:: GIVEN MATERIAL

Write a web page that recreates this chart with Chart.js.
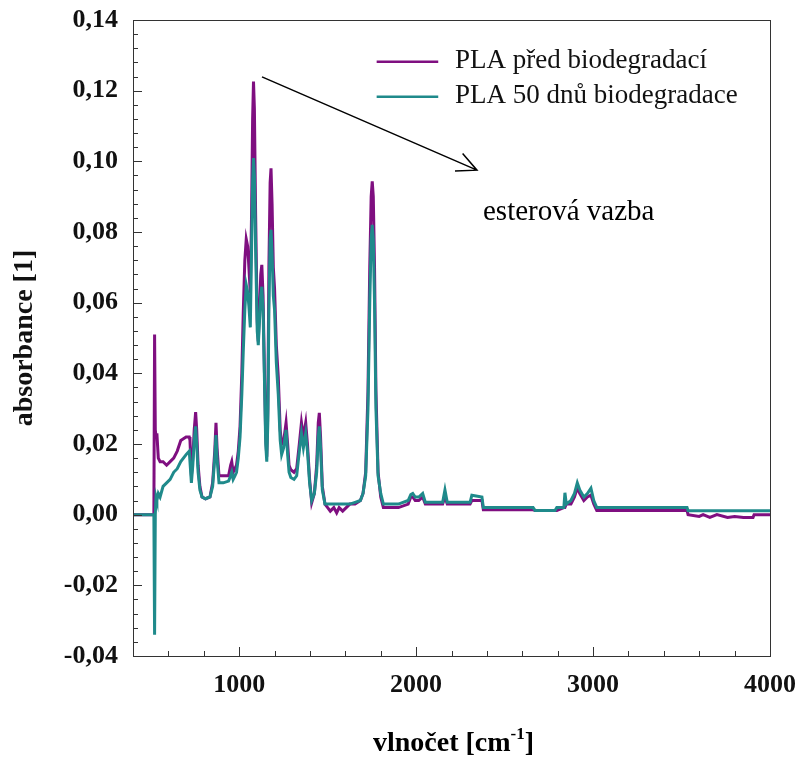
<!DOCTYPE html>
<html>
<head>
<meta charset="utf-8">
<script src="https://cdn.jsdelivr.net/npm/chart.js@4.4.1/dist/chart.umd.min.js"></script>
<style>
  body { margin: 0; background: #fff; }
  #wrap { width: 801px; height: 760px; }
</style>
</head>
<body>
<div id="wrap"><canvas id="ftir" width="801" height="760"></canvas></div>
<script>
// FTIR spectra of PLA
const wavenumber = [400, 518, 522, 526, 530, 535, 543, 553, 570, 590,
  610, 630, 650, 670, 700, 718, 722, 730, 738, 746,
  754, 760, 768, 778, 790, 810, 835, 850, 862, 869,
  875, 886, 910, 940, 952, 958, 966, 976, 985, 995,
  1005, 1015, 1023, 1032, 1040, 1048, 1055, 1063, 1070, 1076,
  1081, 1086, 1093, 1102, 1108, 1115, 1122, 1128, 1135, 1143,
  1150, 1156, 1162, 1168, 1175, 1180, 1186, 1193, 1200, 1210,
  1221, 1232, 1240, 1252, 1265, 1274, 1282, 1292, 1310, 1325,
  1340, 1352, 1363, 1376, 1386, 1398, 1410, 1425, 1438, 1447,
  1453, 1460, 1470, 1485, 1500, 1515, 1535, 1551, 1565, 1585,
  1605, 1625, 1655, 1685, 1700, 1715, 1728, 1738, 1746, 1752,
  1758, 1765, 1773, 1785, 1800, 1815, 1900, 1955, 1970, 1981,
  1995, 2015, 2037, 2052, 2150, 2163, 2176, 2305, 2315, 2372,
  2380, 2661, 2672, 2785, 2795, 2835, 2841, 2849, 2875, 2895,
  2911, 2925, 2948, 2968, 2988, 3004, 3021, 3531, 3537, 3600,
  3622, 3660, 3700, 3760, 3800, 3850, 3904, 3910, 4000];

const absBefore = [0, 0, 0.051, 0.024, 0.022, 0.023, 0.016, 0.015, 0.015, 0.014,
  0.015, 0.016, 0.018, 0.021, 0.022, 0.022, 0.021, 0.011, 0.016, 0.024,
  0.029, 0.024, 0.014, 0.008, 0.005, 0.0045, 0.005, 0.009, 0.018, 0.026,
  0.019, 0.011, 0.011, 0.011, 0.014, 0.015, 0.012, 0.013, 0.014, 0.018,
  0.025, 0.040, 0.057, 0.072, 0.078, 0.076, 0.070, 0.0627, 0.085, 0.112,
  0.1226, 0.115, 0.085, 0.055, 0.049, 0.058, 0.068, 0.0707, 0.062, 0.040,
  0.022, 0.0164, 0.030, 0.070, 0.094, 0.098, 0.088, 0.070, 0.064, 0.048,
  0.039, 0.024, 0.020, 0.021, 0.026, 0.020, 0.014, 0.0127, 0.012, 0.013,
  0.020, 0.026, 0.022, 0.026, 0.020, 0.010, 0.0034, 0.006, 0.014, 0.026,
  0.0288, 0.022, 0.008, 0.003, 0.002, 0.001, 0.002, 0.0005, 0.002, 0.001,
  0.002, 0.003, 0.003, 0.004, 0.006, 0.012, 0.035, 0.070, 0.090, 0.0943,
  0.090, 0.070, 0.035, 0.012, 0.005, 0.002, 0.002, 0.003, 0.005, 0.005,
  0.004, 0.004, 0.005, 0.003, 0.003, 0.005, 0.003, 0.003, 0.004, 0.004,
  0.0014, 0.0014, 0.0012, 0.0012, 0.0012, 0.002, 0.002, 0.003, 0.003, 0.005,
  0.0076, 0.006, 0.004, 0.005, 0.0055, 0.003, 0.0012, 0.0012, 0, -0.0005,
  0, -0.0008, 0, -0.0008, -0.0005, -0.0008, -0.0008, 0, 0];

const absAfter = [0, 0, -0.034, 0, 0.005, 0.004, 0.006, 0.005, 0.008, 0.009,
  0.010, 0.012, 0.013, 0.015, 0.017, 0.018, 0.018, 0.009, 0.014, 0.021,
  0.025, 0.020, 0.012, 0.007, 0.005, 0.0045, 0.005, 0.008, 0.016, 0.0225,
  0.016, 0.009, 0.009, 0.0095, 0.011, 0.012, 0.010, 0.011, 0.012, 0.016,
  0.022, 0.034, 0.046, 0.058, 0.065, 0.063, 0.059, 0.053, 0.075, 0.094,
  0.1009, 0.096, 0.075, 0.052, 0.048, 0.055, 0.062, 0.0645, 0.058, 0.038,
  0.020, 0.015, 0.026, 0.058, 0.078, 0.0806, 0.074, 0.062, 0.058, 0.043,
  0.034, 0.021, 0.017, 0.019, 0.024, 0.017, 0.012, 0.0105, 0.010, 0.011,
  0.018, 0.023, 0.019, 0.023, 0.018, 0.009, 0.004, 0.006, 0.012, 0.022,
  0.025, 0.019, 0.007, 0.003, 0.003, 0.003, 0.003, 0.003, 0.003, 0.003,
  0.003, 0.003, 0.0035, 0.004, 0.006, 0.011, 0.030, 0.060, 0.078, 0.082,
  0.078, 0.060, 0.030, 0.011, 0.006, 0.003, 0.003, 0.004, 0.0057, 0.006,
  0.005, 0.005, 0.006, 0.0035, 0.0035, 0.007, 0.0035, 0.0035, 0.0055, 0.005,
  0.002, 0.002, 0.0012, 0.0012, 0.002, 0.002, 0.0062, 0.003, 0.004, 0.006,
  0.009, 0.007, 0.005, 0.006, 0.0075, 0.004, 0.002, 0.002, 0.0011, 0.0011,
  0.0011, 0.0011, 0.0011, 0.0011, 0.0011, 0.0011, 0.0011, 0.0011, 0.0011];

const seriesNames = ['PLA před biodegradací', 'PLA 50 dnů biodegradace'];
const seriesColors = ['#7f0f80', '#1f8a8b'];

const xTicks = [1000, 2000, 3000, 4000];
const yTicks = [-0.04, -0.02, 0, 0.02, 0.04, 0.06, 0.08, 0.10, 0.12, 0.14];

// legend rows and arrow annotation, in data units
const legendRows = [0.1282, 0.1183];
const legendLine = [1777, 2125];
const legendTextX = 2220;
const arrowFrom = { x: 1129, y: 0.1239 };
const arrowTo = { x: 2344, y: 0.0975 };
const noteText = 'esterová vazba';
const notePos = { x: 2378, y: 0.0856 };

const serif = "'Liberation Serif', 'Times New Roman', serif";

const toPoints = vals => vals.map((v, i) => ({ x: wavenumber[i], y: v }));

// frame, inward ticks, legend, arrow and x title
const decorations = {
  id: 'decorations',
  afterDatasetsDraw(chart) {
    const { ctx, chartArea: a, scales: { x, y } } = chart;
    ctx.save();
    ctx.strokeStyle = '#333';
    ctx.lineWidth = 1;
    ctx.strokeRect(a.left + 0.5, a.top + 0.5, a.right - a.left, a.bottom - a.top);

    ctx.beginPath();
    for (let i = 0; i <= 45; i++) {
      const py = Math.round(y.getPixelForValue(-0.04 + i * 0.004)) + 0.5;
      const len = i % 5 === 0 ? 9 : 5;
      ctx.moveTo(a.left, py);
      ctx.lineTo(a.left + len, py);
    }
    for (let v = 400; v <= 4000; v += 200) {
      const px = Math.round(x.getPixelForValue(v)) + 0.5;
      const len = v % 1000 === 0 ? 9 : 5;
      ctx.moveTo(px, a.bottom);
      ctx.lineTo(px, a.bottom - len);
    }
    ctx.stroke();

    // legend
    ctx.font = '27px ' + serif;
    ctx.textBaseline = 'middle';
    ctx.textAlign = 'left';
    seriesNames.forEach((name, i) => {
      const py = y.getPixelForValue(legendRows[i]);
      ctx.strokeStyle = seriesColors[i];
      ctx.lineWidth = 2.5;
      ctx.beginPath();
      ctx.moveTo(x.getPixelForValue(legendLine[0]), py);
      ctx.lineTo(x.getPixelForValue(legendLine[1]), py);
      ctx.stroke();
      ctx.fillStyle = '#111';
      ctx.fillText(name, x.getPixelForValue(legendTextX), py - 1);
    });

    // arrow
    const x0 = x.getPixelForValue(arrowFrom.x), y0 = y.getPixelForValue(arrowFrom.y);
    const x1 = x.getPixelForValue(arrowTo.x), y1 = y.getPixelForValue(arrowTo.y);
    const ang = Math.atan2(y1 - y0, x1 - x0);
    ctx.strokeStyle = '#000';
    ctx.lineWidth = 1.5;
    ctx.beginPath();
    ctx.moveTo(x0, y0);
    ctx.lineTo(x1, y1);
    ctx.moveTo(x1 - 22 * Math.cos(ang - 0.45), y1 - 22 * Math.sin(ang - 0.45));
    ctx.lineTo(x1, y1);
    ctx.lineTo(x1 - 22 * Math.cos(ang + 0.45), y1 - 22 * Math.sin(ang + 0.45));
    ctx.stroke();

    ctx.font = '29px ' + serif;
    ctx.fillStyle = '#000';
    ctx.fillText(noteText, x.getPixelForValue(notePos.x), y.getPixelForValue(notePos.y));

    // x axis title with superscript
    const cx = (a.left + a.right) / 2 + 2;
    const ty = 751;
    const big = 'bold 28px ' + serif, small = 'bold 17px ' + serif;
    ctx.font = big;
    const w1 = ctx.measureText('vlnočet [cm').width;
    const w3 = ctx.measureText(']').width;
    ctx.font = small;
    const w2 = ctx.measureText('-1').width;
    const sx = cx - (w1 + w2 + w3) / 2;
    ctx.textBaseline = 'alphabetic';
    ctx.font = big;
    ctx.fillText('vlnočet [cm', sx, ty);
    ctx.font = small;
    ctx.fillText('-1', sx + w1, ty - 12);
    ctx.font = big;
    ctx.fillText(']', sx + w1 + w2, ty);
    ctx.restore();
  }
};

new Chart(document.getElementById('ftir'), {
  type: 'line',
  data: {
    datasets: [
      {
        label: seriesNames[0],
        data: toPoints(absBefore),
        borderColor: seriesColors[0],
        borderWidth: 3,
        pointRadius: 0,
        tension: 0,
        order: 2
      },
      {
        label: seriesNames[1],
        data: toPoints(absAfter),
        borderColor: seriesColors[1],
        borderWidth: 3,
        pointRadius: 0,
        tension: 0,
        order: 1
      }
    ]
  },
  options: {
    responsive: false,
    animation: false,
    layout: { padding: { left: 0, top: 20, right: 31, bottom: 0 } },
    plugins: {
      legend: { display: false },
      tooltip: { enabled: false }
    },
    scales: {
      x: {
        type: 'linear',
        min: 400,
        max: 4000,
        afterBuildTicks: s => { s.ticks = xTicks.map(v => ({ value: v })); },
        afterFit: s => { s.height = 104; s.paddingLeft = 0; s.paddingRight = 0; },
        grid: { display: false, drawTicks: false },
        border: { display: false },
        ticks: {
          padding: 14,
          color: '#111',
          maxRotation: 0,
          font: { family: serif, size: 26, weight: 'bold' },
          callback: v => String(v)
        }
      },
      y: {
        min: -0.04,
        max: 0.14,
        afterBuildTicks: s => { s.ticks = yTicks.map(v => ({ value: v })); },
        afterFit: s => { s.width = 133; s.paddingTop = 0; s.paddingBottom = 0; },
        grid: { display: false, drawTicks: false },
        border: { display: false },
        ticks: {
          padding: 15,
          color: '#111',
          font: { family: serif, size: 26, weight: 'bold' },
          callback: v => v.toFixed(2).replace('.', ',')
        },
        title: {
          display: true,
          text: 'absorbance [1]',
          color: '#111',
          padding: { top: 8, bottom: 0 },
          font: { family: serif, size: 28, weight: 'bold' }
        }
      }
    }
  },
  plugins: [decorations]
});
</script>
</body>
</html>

::::

Copy out all lines where the word "with" appears.

▶ THE ANSWER:
Write a web page that recreates this chart with Chart.js.
    // x axis title with superscript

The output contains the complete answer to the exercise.